-- Task data --
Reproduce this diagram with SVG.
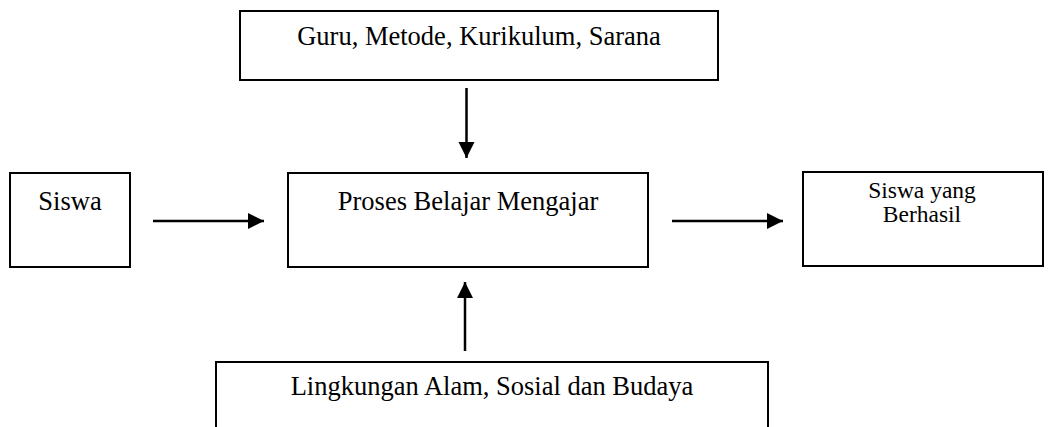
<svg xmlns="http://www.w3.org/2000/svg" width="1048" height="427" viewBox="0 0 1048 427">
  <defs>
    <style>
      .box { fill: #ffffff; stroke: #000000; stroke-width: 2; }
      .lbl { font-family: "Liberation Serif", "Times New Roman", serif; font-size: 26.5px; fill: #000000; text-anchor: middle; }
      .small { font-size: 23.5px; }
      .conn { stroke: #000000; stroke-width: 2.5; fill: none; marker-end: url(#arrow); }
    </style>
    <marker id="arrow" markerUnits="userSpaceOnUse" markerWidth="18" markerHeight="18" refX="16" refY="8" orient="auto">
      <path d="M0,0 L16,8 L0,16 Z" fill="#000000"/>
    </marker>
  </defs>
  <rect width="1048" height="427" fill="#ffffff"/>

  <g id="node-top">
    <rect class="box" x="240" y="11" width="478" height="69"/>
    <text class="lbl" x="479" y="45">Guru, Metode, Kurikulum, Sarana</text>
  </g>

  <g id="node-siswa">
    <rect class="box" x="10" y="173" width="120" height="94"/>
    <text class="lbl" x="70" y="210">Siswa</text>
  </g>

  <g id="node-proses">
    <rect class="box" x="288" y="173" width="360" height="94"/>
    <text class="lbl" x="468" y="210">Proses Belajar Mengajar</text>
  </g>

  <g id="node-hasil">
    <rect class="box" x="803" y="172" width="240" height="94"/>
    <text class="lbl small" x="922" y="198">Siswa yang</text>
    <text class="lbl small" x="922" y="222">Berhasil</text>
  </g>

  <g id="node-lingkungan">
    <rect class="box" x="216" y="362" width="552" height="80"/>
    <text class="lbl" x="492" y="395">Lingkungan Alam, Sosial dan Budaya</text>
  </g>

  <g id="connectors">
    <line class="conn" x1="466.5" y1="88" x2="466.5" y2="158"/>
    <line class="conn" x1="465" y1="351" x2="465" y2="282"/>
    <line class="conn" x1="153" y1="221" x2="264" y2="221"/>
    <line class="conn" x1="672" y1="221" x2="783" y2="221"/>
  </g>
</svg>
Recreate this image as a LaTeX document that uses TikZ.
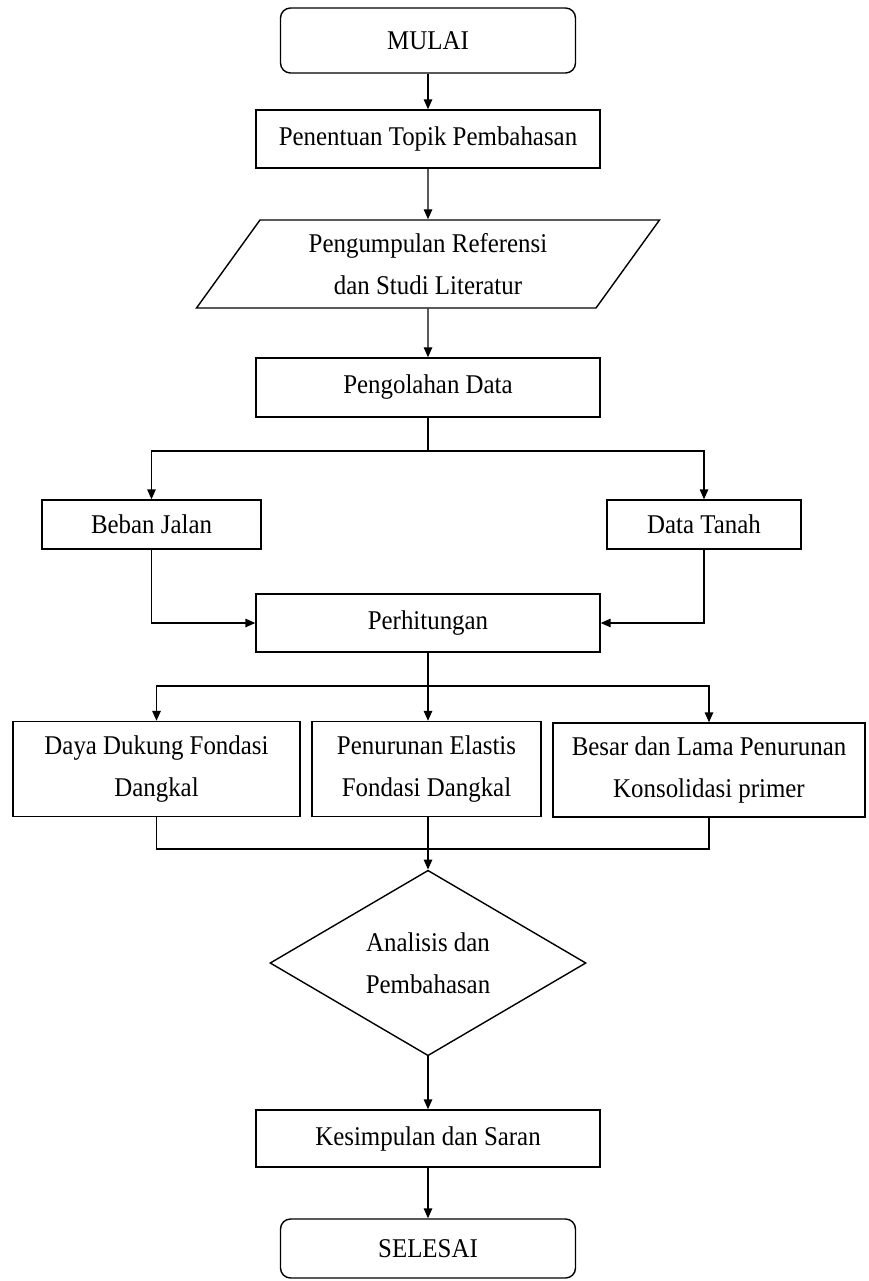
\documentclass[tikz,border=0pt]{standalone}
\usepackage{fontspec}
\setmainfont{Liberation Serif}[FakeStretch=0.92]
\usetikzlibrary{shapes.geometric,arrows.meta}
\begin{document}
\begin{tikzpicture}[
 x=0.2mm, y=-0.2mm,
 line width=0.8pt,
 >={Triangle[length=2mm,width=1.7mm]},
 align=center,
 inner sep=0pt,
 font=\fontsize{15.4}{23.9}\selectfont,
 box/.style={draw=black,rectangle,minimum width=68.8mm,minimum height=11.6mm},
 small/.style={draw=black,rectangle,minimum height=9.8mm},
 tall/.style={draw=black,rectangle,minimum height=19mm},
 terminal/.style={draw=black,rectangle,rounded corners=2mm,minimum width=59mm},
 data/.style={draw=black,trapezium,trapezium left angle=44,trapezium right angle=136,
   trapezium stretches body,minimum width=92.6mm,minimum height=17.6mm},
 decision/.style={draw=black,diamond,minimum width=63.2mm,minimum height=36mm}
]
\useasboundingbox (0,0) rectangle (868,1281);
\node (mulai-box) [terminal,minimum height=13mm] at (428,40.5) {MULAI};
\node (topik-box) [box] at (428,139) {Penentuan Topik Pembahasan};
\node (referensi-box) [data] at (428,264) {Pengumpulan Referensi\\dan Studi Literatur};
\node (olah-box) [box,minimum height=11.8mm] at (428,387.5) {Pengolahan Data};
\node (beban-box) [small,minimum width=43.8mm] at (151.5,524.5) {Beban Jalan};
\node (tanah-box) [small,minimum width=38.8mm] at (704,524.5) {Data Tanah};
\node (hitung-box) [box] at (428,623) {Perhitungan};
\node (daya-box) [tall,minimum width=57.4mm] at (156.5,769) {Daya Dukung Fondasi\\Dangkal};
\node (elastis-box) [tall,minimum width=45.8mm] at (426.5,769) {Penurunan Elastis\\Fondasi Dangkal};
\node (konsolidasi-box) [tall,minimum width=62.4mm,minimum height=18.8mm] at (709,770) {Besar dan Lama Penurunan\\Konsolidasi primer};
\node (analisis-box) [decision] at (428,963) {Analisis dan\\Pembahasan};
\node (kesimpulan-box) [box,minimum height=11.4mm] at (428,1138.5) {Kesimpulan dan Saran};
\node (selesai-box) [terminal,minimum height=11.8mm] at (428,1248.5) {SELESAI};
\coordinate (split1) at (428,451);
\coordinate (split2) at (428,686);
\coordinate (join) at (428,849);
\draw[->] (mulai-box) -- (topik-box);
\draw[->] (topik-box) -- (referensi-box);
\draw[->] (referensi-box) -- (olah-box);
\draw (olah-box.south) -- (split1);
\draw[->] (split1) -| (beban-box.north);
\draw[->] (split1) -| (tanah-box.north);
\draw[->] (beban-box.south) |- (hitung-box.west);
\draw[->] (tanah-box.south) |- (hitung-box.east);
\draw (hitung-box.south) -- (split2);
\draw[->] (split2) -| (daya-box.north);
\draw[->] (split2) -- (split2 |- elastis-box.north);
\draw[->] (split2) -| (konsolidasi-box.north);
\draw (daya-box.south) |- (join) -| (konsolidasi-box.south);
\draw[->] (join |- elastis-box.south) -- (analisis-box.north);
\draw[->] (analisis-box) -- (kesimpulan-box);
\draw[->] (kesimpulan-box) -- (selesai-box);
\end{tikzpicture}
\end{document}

-- What the task requires --
Copy out each record shown above without alteration, skipping any picture.

-- Exercise response --
Reproduce this diagram with SVG.
<svg xmlns="http://www.w3.org/2000/svg" width="1048" height="427" viewBox="0 0 1048 427">
  <defs>
    <style>
      .box { fill: #ffffff; stroke: #000000; stroke-width: 2; }
      .lbl { font-family: "Liberation Serif", "Times New Roman", serif; font-size: 26.5px; fill: #000000; text-anchor: middle; }
      .small { font-size: 23.5px; }
      .conn { stroke: #000000; stroke-width: 2.5; fill: none; marker-end: url(#arrow); }
    </style>
    <marker id="arrow" markerUnits="userSpaceOnUse" markerWidth="18" markerHeight="18" refX="16" refY="8" orient="auto">
      <path d="M0,0 L16,8 L0,16 Z" fill="#000000"/>
    </marker>
  </defs>
  <rect width="1048" height="427" fill="#ffffff"/>

  <g id="node-top">
    <rect class="box" x="240" y="11" width="478" height="69"/>
    <text class="lbl" x="479" y="45">Guru, Metode, Kurikulum, Sarana</text>
  </g>

  <g id="node-siswa">
    <rect class="box" x="10" y="173" width="120" height="94"/>
    <text class="lbl" x="70" y="210">Siswa</text>
  </g>

  <g id="node-proses">
    <rect class="box" x="288" y="173" width="360" height="94"/>
    <text class="lbl" x="468" y="210">Proses Belajar Mengajar</text>
  </g>

  <g id="node-hasil">
    <rect class="box" x="803" y="172" width="240" height="94"/>
    <text class="lbl small" x="922" y="198">Siswa yang</text>
    <text class="lbl small" x="922" y="222">Berhasil</text>
  </g>

  <g id="node-lingkungan">
    <rect class="box" x="216" y="362" width="552" height="80"/>
    <text class="lbl" x="492" y="395">Lingkungan Alam, Sosial dan Budaya</text>
  </g>

  <g id="connectors">
    <line class="conn" x1="466.5" y1="88" x2="466.5" y2="158"/>
    <line class="conn" x1="465" y1="351" x2="465" y2="282"/>
    <line class="conn" x1="153" y1="221" x2="264" y2="221"/>
    <line class="conn" x1="672" y1="221" x2="783" y2="221"/>
  </g>
</svg>
Recreate this image as a LaTeX document that uses TikZ.
\documentclass[tikz,border=0pt]{standalone}
\usepackage{fontspec}
\setmainfont{Liberation Serif}[FakeStretch=0.92]
\usetikzlibrary{shapes.geometric,arrows.meta}
\begin{document}
\begin{tikzpicture}[
 x=0.2mm, y=-0.2mm,
 line width=0.8pt,
 >={Triangle[length=2mm,width=1.7mm]},
 align=center,
 inner sep=0pt,
 font=\fontsize{15.4}{23.9}\selectfont,
 box/.style={draw=black,rectangle,minimum width=68.8mm,minimum height=11.6mm},
 small/.style={draw=black,rectangle,minimum height=9.8mm},
 tall/.style={draw=black,rectangle,minimum height=19mm},
 terminal/.style={draw=black,rectangle,rounded corners=2mm,minimum width=59mm},
 data/.style={draw=black,trapezium,trapezium left angle=44,trapezium right angle=136,
   trapezium stretches body,minimum width=92.6mm,minimum height=17.6mm},
 decision/.style={draw=black,diamond,minimum width=63.2mm,minimum height=36mm}
]
\useasboundingbox (0,0) rectangle (868,1281);
\node (mulai-box) [terminal,minimum height=13mm] at (428,40.5) {MULAI};
\node (topik-box) [box] at (428,139) {Penentuan Topik Pembahasan};
\node (referensi-box) [data] at (428,264) {Pengumpulan Referensi\\dan Studi Literatur};
\node (olah-box) [box,minimum height=11.8mm] at (428,387.5) {Pengolahan Data};
\node (beban-box) [small,minimum width=43.8mm] at (151.5,524.5) {Beban Jalan};
\node (tanah-box) [small,minimum width=38.8mm] at (704,524.5) {Data Tanah};
\node (hitung-box) [box] at (428,623) {Perhitungan};
\node (daya-box) [tall,minimum width=57.4mm] at (156.5,769) {Daya Dukung Fondasi\\Dangkal};
\node (elastis-box) [tall,minimum width=45.8mm] at (426.5,769) {Penurunan Elastis\\Fondasi Dangkal};
\node (konsolidasi-box) [tall,minimum width=62.4mm,minimum height=18.8mm] at (709,770) {Besar dan Lama Penurunan\\Konsolidasi primer};
\node (analisis-box) [decision] at (428,963) {Analisis dan\\Pembahasan};
\node (kesimpulan-box) [box,minimum height=11.4mm] at (428,1138.5) {Kesimpulan dan Saran};
\node (selesai-box) [terminal,minimum height=11.8mm] at (428,1248.5) {SELESAI};
\coordinate (split1) at (428,451);
\coordinate (split2) at (428,686);
\coordinate (join) at (428,849);
\draw[->] (mulai-box) -- (topik-box);
\draw[->] (topik-box) -- (referensi-box);
\draw[->] (referensi-box) -- (olah-box);
\draw (olah-box.south) -- (split1);
\draw[->] (split1) -| (beban-box.north);
\draw[->] (split1) -| (tanah-box.north);
\draw[->] (beban-box.south) |- (hitung-box.west);
\draw[->] (tanah-box.south) |- (hitung-box.east);
\draw (hitung-box.south) -- (split2);
\draw[->] (split2) -| (daya-box.north);
\draw[->] (split2) -- (split2 |- elastis-box.north);
\draw[->] (split2) -| (konsolidasi-box.north);
\draw (daya-box.south) |- (join) -| (konsolidasi-box.south);
\draw[->] (join |- elastis-box.south) -- (analisis-box.north);
\draw[->] (analisis-box) -- (kesimpulan-box);
\draw[->] (kesimpulan-box) -- (selesai-box);
\end{tikzpicture}
\end{document}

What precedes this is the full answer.